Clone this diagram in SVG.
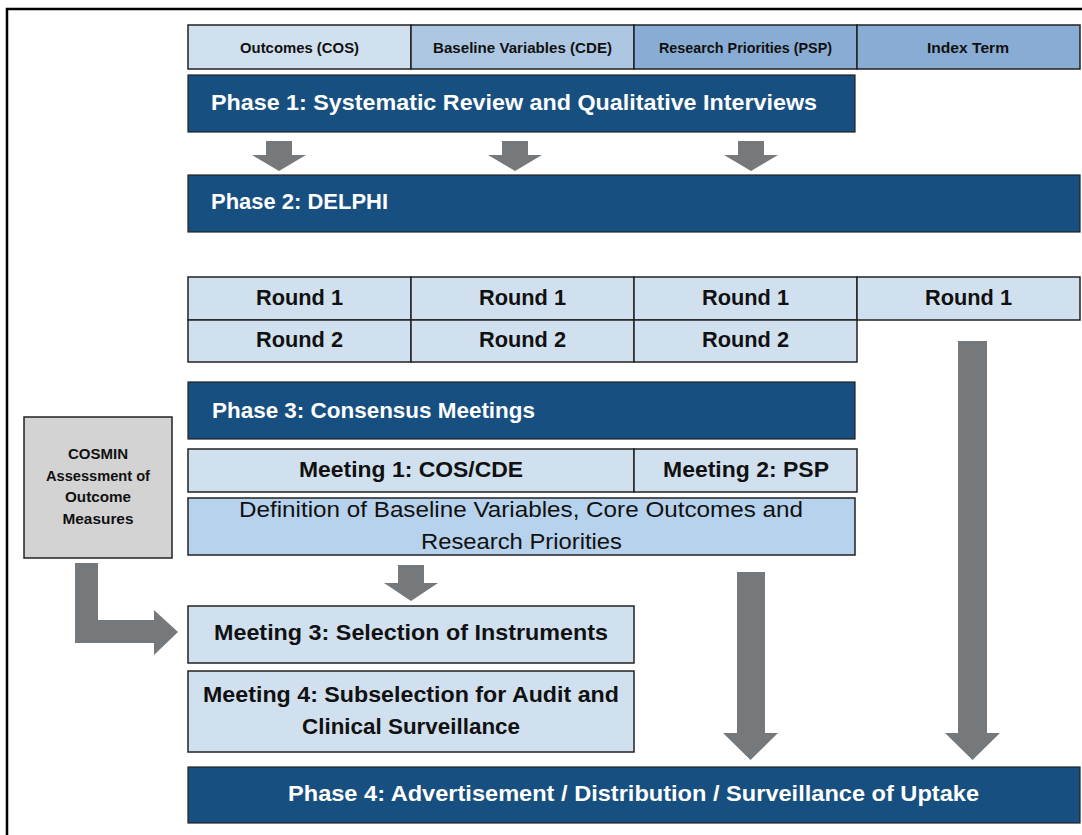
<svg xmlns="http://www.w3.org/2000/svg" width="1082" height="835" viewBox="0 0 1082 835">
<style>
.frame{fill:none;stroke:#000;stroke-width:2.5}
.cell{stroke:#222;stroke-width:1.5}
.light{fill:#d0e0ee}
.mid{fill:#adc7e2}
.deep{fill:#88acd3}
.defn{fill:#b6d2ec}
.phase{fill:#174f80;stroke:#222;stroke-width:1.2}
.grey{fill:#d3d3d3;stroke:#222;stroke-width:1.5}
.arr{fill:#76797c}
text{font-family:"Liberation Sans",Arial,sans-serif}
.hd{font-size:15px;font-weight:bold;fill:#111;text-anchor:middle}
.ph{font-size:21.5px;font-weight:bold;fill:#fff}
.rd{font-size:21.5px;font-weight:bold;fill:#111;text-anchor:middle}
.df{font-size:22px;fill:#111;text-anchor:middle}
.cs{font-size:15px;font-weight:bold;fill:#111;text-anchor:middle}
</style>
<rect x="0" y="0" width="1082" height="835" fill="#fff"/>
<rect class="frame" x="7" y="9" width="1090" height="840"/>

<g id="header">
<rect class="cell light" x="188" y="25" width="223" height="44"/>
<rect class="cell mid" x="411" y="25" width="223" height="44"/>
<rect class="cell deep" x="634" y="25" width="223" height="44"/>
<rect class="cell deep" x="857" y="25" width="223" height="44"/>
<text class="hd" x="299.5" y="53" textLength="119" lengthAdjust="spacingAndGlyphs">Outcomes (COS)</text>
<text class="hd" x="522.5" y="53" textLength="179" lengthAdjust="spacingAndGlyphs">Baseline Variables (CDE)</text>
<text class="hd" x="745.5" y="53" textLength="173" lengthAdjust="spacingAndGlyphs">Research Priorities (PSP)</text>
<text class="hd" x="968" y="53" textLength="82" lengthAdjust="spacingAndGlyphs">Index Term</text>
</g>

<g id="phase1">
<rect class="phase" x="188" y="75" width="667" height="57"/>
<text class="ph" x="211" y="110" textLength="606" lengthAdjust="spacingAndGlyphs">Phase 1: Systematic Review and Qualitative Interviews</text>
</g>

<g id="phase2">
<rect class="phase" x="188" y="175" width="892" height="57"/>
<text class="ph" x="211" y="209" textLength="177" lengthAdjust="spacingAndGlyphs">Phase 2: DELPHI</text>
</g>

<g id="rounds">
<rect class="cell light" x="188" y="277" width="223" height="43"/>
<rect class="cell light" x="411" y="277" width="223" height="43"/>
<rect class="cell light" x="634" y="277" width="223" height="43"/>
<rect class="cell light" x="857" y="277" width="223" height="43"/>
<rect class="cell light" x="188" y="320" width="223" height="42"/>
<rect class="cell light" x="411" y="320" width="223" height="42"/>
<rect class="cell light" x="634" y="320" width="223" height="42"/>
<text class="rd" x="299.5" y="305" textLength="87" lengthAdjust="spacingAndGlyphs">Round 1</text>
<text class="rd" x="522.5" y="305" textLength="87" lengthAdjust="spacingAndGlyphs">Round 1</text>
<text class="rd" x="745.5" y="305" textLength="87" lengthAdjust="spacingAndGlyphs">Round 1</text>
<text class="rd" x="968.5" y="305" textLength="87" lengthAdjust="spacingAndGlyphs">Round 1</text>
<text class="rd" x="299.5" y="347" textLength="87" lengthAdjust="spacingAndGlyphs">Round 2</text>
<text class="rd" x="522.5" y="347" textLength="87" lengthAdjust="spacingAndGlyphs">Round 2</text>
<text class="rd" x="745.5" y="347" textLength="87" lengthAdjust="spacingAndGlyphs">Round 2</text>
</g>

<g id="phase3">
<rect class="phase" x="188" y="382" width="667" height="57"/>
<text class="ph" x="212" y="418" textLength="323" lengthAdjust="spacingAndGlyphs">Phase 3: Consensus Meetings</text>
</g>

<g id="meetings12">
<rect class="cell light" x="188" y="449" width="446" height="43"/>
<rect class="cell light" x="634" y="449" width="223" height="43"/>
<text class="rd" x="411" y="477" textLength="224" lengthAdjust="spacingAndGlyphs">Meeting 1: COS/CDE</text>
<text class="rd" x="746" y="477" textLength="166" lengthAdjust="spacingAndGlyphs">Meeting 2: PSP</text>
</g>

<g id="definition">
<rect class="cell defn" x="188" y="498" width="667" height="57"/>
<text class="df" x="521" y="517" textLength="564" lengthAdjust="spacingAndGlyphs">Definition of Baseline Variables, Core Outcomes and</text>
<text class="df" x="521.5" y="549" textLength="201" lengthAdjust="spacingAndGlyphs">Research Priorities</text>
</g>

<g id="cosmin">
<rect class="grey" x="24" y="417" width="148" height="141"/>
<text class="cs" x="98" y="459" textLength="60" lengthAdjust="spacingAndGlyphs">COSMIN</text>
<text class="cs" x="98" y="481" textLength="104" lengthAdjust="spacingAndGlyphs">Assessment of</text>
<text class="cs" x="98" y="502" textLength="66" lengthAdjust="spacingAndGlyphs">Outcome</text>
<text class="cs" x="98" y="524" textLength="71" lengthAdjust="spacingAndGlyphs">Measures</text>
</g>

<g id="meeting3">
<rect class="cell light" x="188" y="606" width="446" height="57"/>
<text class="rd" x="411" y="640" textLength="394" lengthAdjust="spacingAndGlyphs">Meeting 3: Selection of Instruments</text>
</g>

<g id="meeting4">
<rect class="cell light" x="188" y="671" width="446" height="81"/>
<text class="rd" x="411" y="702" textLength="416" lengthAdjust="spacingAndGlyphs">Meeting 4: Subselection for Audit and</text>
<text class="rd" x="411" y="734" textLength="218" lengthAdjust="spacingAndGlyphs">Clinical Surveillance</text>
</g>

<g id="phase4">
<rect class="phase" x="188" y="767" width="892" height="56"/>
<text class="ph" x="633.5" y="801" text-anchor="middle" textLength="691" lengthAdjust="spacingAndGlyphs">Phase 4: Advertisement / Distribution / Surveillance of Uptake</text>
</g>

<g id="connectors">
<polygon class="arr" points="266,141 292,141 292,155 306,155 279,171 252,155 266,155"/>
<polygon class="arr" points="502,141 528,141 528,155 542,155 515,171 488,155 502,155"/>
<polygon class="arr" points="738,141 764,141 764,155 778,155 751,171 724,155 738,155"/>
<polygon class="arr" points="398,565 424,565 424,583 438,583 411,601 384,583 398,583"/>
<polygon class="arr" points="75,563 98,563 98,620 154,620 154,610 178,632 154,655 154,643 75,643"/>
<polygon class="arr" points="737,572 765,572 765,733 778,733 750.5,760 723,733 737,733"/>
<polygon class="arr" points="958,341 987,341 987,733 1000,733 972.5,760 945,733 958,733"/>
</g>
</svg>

______________________________

**EXERCISE BRIEF:** Print the complete listing exactly, apart from any pictures.

**TASK RESULT:**
Clone this diagram in SVG.
<svg xmlns="http://www.w3.org/2000/svg" width="1082" height="835" viewBox="0 0 1082 835">
<style>
.frame{fill:none;stroke:#000;stroke-width:2.5}
.cell{stroke:#222;stroke-width:1.5}
.light{fill:#d0e0ee}
.mid{fill:#adc7e2}
.deep{fill:#88acd3}
.defn{fill:#b6d2ec}
.phase{fill:#174f80;stroke:#222;stroke-width:1.2}
.grey{fill:#d3d3d3;stroke:#222;stroke-width:1.5}
.arr{fill:#76797c}
text{font-family:"Liberation Sans",Arial,sans-serif}
.hd{font-size:15px;font-weight:bold;fill:#111;text-anchor:middle}
.ph{font-size:21.5px;font-weight:bold;fill:#fff}
.rd{font-size:21.5px;font-weight:bold;fill:#111;text-anchor:middle}
.df{font-size:22px;fill:#111;text-anchor:middle}
.cs{font-size:15px;font-weight:bold;fill:#111;text-anchor:middle}
</style>
<rect x="0" y="0" width="1082" height="835" fill="#fff"/>
<rect class="frame" x="7" y="9" width="1090" height="840"/>

<g id="header">
<rect class="cell light" x="188" y="25" width="223" height="44"/>
<rect class="cell mid" x="411" y="25" width="223" height="44"/>
<rect class="cell deep" x="634" y="25" width="223" height="44"/>
<rect class="cell deep" x="857" y="25" width="223" height="44"/>
<text class="hd" x="299.5" y="53" textLength="119" lengthAdjust="spacingAndGlyphs">Outcomes (COS)</text>
<text class="hd" x="522.5" y="53" textLength="179" lengthAdjust="spacingAndGlyphs">Baseline Variables (CDE)</text>
<text class="hd" x="745.5" y="53" textLength="173" lengthAdjust="spacingAndGlyphs">Research Priorities (PSP)</text>
<text class="hd" x="968" y="53" textLength="82" lengthAdjust="spacingAndGlyphs">Index Term</text>
</g>

<g id="phase1">
<rect class="phase" x="188" y="75" width="667" height="57"/>
<text class="ph" x="211" y="110" textLength="606" lengthAdjust="spacingAndGlyphs">Phase 1: Systematic Review and Qualitative Interviews</text>
</g>

<g id="phase2">
<rect class="phase" x="188" y="175" width="892" height="57"/>
<text class="ph" x="211" y="209" textLength="177" lengthAdjust="spacingAndGlyphs">Phase 2: DELPHI</text>
</g>

<g id="rounds">
<rect class="cell light" x="188" y="277" width="223" height="43"/>
<rect class="cell light" x="411" y="277" width="223" height="43"/>
<rect class="cell light" x="634" y="277" width="223" height="43"/>
<rect class="cell light" x="857" y="277" width="223" height="43"/>
<rect class="cell light" x="188" y="320" width="223" height="42"/>
<rect class="cell light" x="411" y="320" width="223" height="42"/>
<rect class="cell light" x="634" y="320" width="223" height="42"/>
<text class="rd" x="299.5" y="305" textLength="87" lengthAdjust="spacingAndGlyphs">Round 1</text>
<text class="rd" x="522.5" y="305" textLength="87" lengthAdjust="spacingAndGlyphs">Round 1</text>
<text class="rd" x="745.5" y="305" textLength="87" lengthAdjust="spacingAndGlyphs">Round 1</text>
<text class="rd" x="968.5" y="305" textLength="87" lengthAdjust="spacingAndGlyphs">Round 1</text>
<text class="rd" x="299.5" y="347" textLength="87" lengthAdjust="spacingAndGlyphs">Round 2</text>
<text class="rd" x="522.5" y="347" textLength="87" lengthAdjust="spacingAndGlyphs">Round 2</text>
<text class="rd" x="745.5" y="347" textLength="87" lengthAdjust="spacingAndGlyphs">Round 2</text>
</g>

<g id="phase3">
<rect class="phase" x="188" y="382" width="667" height="57"/>
<text class="ph" x="212" y="418" textLength="323" lengthAdjust="spacingAndGlyphs">Phase 3: Consensus Meetings</text>
</g>

<g id="meetings12">
<rect class="cell light" x="188" y="449" width="446" height="43"/>
<rect class="cell light" x="634" y="449" width="223" height="43"/>
<text class="rd" x="411" y="477" textLength="224" lengthAdjust="spacingAndGlyphs">Meeting 1: COS/CDE</text>
<text class="rd" x="746" y="477" textLength="166" lengthAdjust="spacingAndGlyphs">Meeting 2: PSP</text>
</g>

<g id="definition">
<rect class="cell defn" x="188" y="498" width="667" height="57"/>
<text class="df" x="521" y="517" textLength="564" lengthAdjust="spacingAndGlyphs">Definition of Baseline Variables, Core Outcomes and</text>
<text class="df" x="521.5" y="549" textLength="201" lengthAdjust="spacingAndGlyphs">Research Priorities</text>
</g>

<g id="cosmin">
<rect class="grey" x="24" y="417" width="148" height="141"/>
<text class="cs" x="98" y="459" textLength="60" lengthAdjust="spacingAndGlyphs">COSMIN</text>
<text class="cs" x="98" y="481" textLength="104" lengthAdjust="spacingAndGlyphs">Assessment of</text>
<text class="cs" x="98" y="502" textLength="66" lengthAdjust="spacingAndGlyphs">Outcome</text>
<text class="cs" x="98" y="524" textLength="71" lengthAdjust="spacingAndGlyphs">Measures</text>
</g>

<g id="meeting3">
<rect class="cell light" x="188" y="606" width="446" height="57"/>
<text class="rd" x="411" y="640" textLength="394" lengthAdjust="spacingAndGlyphs">Meeting 3: Selection of Instruments</text>
</g>

<g id="meeting4">
<rect class="cell light" x="188" y="671" width="446" height="81"/>
<text class="rd" x="411" y="702" textLength="416" lengthAdjust="spacingAndGlyphs">Meeting 4: Subselection for Audit and</text>
<text class="rd" x="411" y="734" textLength="218" lengthAdjust="spacingAndGlyphs">Clinical Surveillance</text>
</g>

<g id="phase4">
<rect class="phase" x="188" y="767" width="892" height="56"/>
<text class="ph" x="633.5" y="801" text-anchor="middle" textLength="691" lengthAdjust="spacingAndGlyphs">Phase 4: Advertisement / Distribution / Surveillance of Uptake</text>
</g>

<g id="connectors">
<polygon class="arr" points="266,141 292,141 292,155 306,155 279,171 252,155 266,155"/>
<polygon class="arr" points="502,141 528,141 528,155 542,155 515,171 488,155 502,155"/>
<polygon class="arr" points="738,141 764,141 764,155 778,155 751,171 724,155 738,155"/>
<polygon class="arr" points="398,565 424,565 424,583 438,583 411,601 384,583 398,583"/>
<polygon class="arr" points="75,563 98,563 98,620 154,620 154,610 178,632 154,655 154,643 75,643"/>
<polygon class="arr" points="737,572 765,572 765,733 778,733 750.5,760 723,733 737,733"/>
<polygon class="arr" points="958,341 987,341 987,733 1000,733 972.5,760 945,733 958,733"/>
</g>
</svg>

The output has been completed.